Goal of the exercise
Reproduce the listing below without changes, except that pictures are left out.

Available data
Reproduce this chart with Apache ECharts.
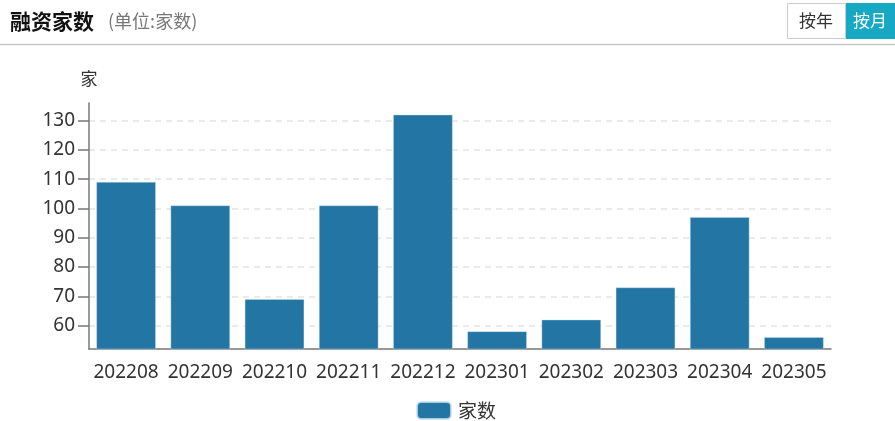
<!DOCTYPE html>
<html>
<head>
<meta charset="utf-8">
<script src="https://cdn.jsdelivr.net/npm/echarts@6/dist/echarts.min.js"></script>
<style>
html,body{margin:0;padding:0;background:#fff;}
#c{width:895px;height:421px;}
</style>
</head>
<body>
<div id="c"></div>
<script>
const categories = ['202208','202209','202210','202211','202212','202301','202302','202303','202304','202305'];
const counts = [109, 101, 69, 101, 132, 58, 62, 73, 97, 56];
const yTicks = [60, 70, 80, 90, 100, 110, 120, 130];
const seriesName = '家数';
const titleText = '融资家数';
const unitText = '(单位:家数)';
const yAxisName = '家';
const buttons = ['按年', '按月'];

const FONT = '"Noto Sans", "Noto Sans CJK SC", sans-serif';
const CJK = '"Noto Sans CJK SC", sans-serif';
const chart = echarts.init(document.getElementById('c'), null, {renderer: 'canvas'});
const dataMin = Math.min(...counts), dataMax = Math.max(...counts);

chart.setOption({
  animation: false,
  textStyle: {fontFamily: FONT},
  title: {
    left: 5, top: 6,
    text: '{a|' + titleText + '}   {b|' + unitText + '}',
    textStyle: {
      fontWeight: 'normal',
      rich: {
        a: {fontSize: 21, fontWeight: 'bold', color: '#111', fontFamily: CJK},
        b: {fontSize: 18, fontWeight: 'normal', color: '#777', fontFamily: CJK}
      }
    }
  },
  graphic: [
    {type: 'line', shape: {x1: 0, y1: 44.5, x2: 895, y2: 44.5}, style: {stroke: '#c8c8c8', lineWidth: 1.5}},
    {type: 'rect', shape: {x: 787.5, y: 3.5, width: 58, height: 35}, style: {fill: '#fff', stroke: '#ccc', lineWidth: 1}},
    {type: 'rect', shape: {x: 846, y: 3, width: 49, height: 36}, style: {fill: '#17a9c4'}},
    {type: 'text', x: 816, y: 21, style: {text: buttons[0], fill: '#333', fontSize: 17, fontFamily: CJK, align: 'center', verticalAlign: 'middle'}},
    {type: 'text', x: 870, y: 21, style: {text: buttons[1], fill: '#fff', fontSize: 17, fontFamily: CJK, align: 'center', verticalAlign: 'middle'}}
  ],
  legend: {
    top: 396, left: 411,
    itemWidth: 34, itemHeight: 17,
    itemGap: 10,
    textStyle: {fontSize: 19, color: '#333', fontFamily: CJK, padding: [0, 0, 0, 2]},
    data: [seriesName]
  },
  grid: {left: 89, right: 64, top: 103, bottom: 72, containLabel: false},
  xAxis: {
    type: 'category',
    data: categories,
    axisLine: {lineStyle: {color: '#777', width: 1.5}},
    axisTick: {alignWithLabel: true, length: 11, lineStyle: {color: '#777', width: 1.5}},
    axisLabel: {fontSize: 19, color: '#333', margin: 14, interval: 0}
  },
  yAxis: {
    type: 'value',
    name: yAxisName,
    nameLocation: 'end',
    nameGap: 16,
    nameTextStyle: {fontSize: 17, color: '#333', align: 'center', fontFamily: CJK},
    min: dataMin - 4,
    max: dataMax + 4,
    axisLine: {show: true, lineStyle: {color: '#777', width: 1.5}},
    axisTick: {show: true, length: 11, customValues: yTicks, lineStyle: {color: '#777', width: 1.5}},
    axisLabel: {fontSize: 19, color: '#333', margin: 14, customValues: yTicks},
    splitLine: {show: true, lineStyle: {color: '#e3e3e3', type: [6, 5], width: 1.5}}
  },
  series: [{
    name: seriesName,
    type: 'bar',
    data: counts,
    barWidth: '80%',
    itemStyle: {color: '#2376a3', borderColor: 'rgba(200,225,240,0.8)', borderWidth: 0.5}
  }]
});
</script>
</body>
</html>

Completed task
Reproduce this chart with Apache ECharts.
<!DOCTYPE html>
<html>
<head>
<meta charset="utf-8">
<script src="https://cdn.jsdelivr.net/npm/echarts@6/dist/echarts.min.js"></script>
<style>
html,body{margin:0;padding:0;background:#fff;}
#c{width:895px;height:421px;}
</style>
</head>
<body>
<div id="c"></div>
<script>
const categories = ['202208','202209','202210','202211','202212','202301','202302','202303','202304','202305'];
const counts = [109, 101, 69, 101, 132, 58, 62, 73, 97, 56];
const yTicks = [60, 70, 80, 90, 100, 110, 120, 130];
const seriesName = '家数';
const titleText = '融资家数';
const unitText = '(单位:家数)';
const yAxisName = '家';
const buttons = ['按年', '按月'];

const FONT = '"Noto Sans", "Noto Sans CJK SC", sans-serif';
const CJK = '"Noto Sans CJK SC", sans-serif';
const chart = echarts.init(document.getElementById('c'), null, {renderer: 'canvas'});
const dataMin = Math.min(...counts), dataMax = Math.max(...counts);

chart.setOption({
  animation: false,
  textStyle: {fontFamily: FONT},
  title: {
    left: 5, top: 6,
    text: '{a|' + titleText + '}   {b|' + unitText + '}',
    textStyle: {
      fontWeight: 'normal',
      rich: {
        a: {fontSize: 21, fontWeight: 'bold', color: '#111', fontFamily: CJK},
        b: {fontSize: 18, fontWeight: 'normal', color: '#777', fontFamily: CJK}
      }
    }
  },
  graphic: [
    {type: 'line', shape: {x1: 0, y1: 44.5, x2: 895, y2: 44.5}, style: {stroke: '#c8c8c8', lineWidth: 1.5}},
    {type: 'rect', shape: {x: 787.5, y: 3.5, width: 58, height: 35}, style: {fill: '#fff', stroke: '#ccc', lineWidth: 1}},
    {type: 'rect', shape: {x: 846, y: 3, width: 49, height: 36}, style: {fill: '#17a9c4'}},
    {type: 'text', x: 816, y: 21, style: {text: buttons[0], fill: '#333', fontSize: 17, fontFamily: CJK, align: 'center', verticalAlign: 'middle'}},
    {type: 'text', x: 870, y: 21, style: {text: buttons[1], fill: '#fff', fontSize: 17, fontFamily: CJK, align: 'center', verticalAlign: 'middle'}}
  ],
  legend: {
    top: 396, left: 411,
    itemWidth: 34, itemHeight: 17,
    itemGap: 10,
    textStyle: {fontSize: 19, color: '#333', fontFamily: CJK, padding: [0, 0, 0, 2]},
    data: [seriesName]
  },
  grid: {left: 89, right: 64, top: 103, bottom: 72, containLabel: false},
  xAxis: {
    type: 'category',
    data: categories,
    axisLine: {lineStyle: {color: '#777', width: 1.5}},
    axisTick: {alignWithLabel: true, length: 11, lineStyle: {color: '#777', width: 1.5}},
    axisLabel: {fontSize: 19, color: '#333', margin: 14, interval: 0}
  },
  yAxis: {
    type: 'value',
    name: yAxisName,
    nameLocation: 'end',
    nameGap: 16,
    nameTextStyle: {fontSize: 17, color: '#333', align: 'center', fontFamily: CJK},
    min: dataMin - 4,
    max: dataMax + 4,
    axisLine: {show: true, lineStyle: {color: '#777', width: 1.5}},
    axisTick: {show: true, length: 11, customValues: yTicks, lineStyle: {color: '#777', width: 1.5}},
    axisLabel: {fontSize: 19, color: '#333', margin: 14, customValues: yTicks},
    splitLine: {show: true, lineStyle: {color: '#e3e3e3', type: [6, 5], width: 1.5}}
  },
  series: [{
    name: seriesName,
    type: 'bar',
    data: counts,
    barWidth: '80%',
    itemStyle: {color: '#2376a3', borderColor: 'rgba(200,225,240,0.8)', borderWidth: 0.5}
  }]
});
</script>
</body>
</html>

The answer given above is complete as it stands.